As Fried tries to parlay Crist’s Republican past into a victory for her, some experts believe that the candidate best situated to defeat DeSantis will be top of voters’ minds as they cast ballots in the primary.
“In some sense Crist’s disadvantage is, as a former Republican, there may be some distrust after his policy positions,” Florida Atlantic University political-science professor Kevin Wagner said in a recent phone interview. “However, Democrats have been out of power for so long in the state, I think they’re a little less worried about the nuances of policy and a little more concerned about having to win at least one race in the last 20 years or so.”
Fried, meanwhile, could have a better chance of exciting the Democratic base, and “many elections are base elections these days,” Wagner noted.
Edgar Burch, one of the people who attended the Madison event, said he’s backing Crist in the primary — because of DeSantis.
“He needs to go. We need to get him out of there. Lock him up,” Burch said, chuckling.

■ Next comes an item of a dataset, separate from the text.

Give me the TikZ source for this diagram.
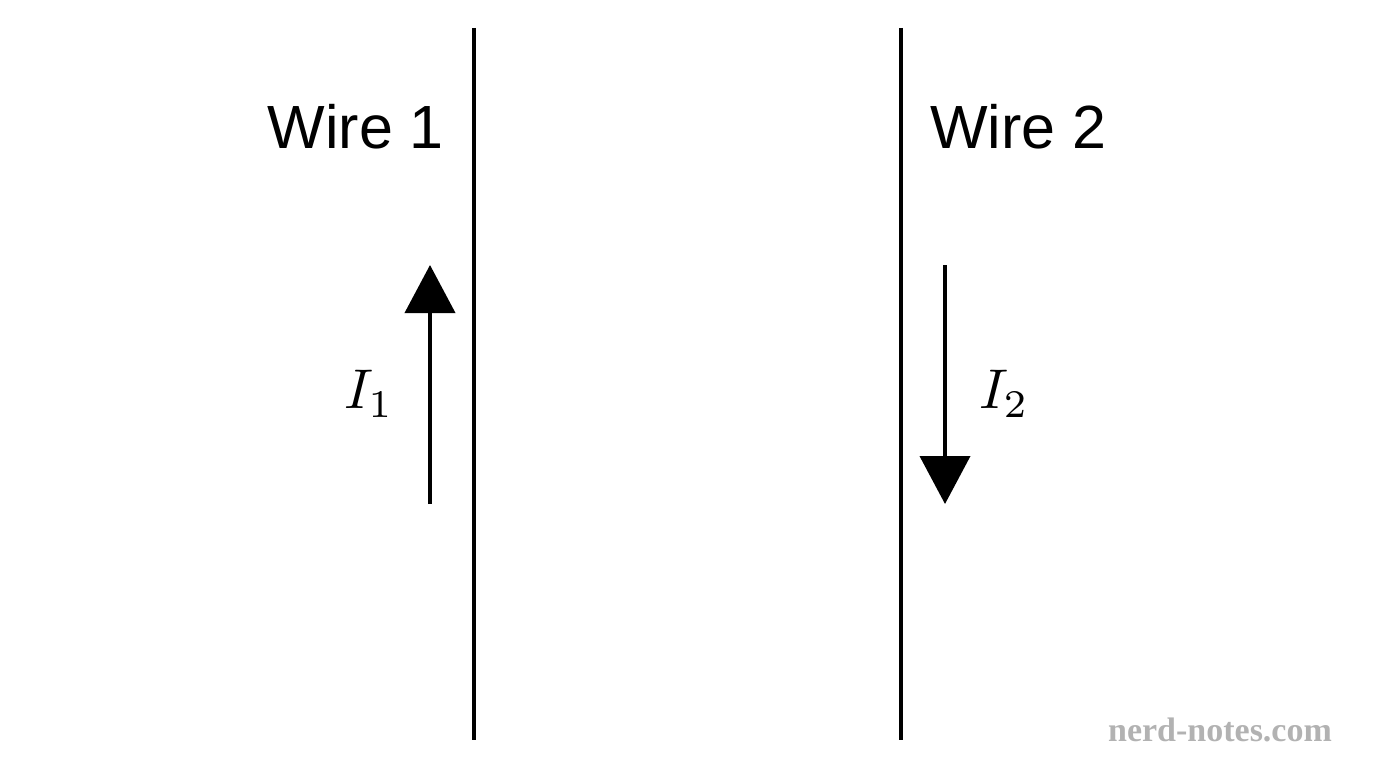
\documentclass[tikz,border=0pt]{standalone}
\usepackage{fontspec}
\setmainfont{Liberation Sans}
\newfontfamily\markfont{Liberation Serif}
\usetikzlibrary{arrows.meta}
\tikzset{
  wire/.style={line width=4pt},
  current/.style={line width=4pt,-{Triangle[length=48pt,width=50pt]}},
  wirelabel/.style={inner sep=0pt,font=\fontsize{61}{70}\selectfont},
  curlabel/.style={inner sep=0pt}
}
\newcommand{\curtext}[1]{\scalebox{5.6}{$#1$}}
\begin{document}
\begin{tikzpicture}[x=1pt,y=1pt,yscale=-1]
\useasboundingbox (0,0) rectangle (1376,768);

% Wires
\coordinate (w1top) at (474,28);
\coordinate (w1bot) at (474,740);
\coordinate (w2top) at (901,28);
\coordinate (w2bot) at (901,740);
\draw [wire] (w1top) -- (w1bot);
\draw [wire] (w2top) -- (w2bot);

% Currents
\coordinate (i1start) at (430,504);
\coordinate (i1end) at (430,265);
\coordinate (i2start) at (945,265);
\coordinate (i2end) at (945,504);
\draw [current] (i1start) -- (i1end);
\draw [current] (i2start) -- (i2end);

% Text Nodes
\node (lab1) [wirelabel,anchor=east] at (444,127) {Wire 1};
\node (lab2) [wirelabel,anchor=west] at (930,127) {Wire 2};
\node (cur1) [curlabel] at (369,394) {\curtext{I_1}};
\node (cur2) [curlabel] at (1004,394) {\curtext{I_2}};
\node (mark) [inner sep=0pt,text=black!30,font=\markfont\bfseries\fontsize{34}{40}\selectfont] at (1220,730) {nerd-notes.com};
\end{tikzpicture}
\end{document}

In a brief interview between selfies with voters in Madison, The News Service of Florida asked Crist why he believes he can flip a string of Democratic statewide election flops. Crist said “several things” are different now.
Crist first pointed to a recent U.S. Supreme Court ruling that overturned the historic Roe v. Wade abortion-rights decision. Crist then shifted his attention to DeSantis, noting that the governor recently suspended Hillsborough County State Attorney Andrew Warren, a Democrat, from office. DeSantis’ rationale for the ouster rested, in part, on Warren saying he would not pursue prosecutions for violations of Florida’s new 15-week abortion restriction.
Crist called DeSantis’ actions “outrageous.”
“Just abuse of power. Floridians are sick of it. He’s trying to be the boss of Florida, or whatever you want to call it, the king of Florida. Florida doesn’t want that. Florida wants a public servant who understands that he or she works for them, not the other way around,” he said.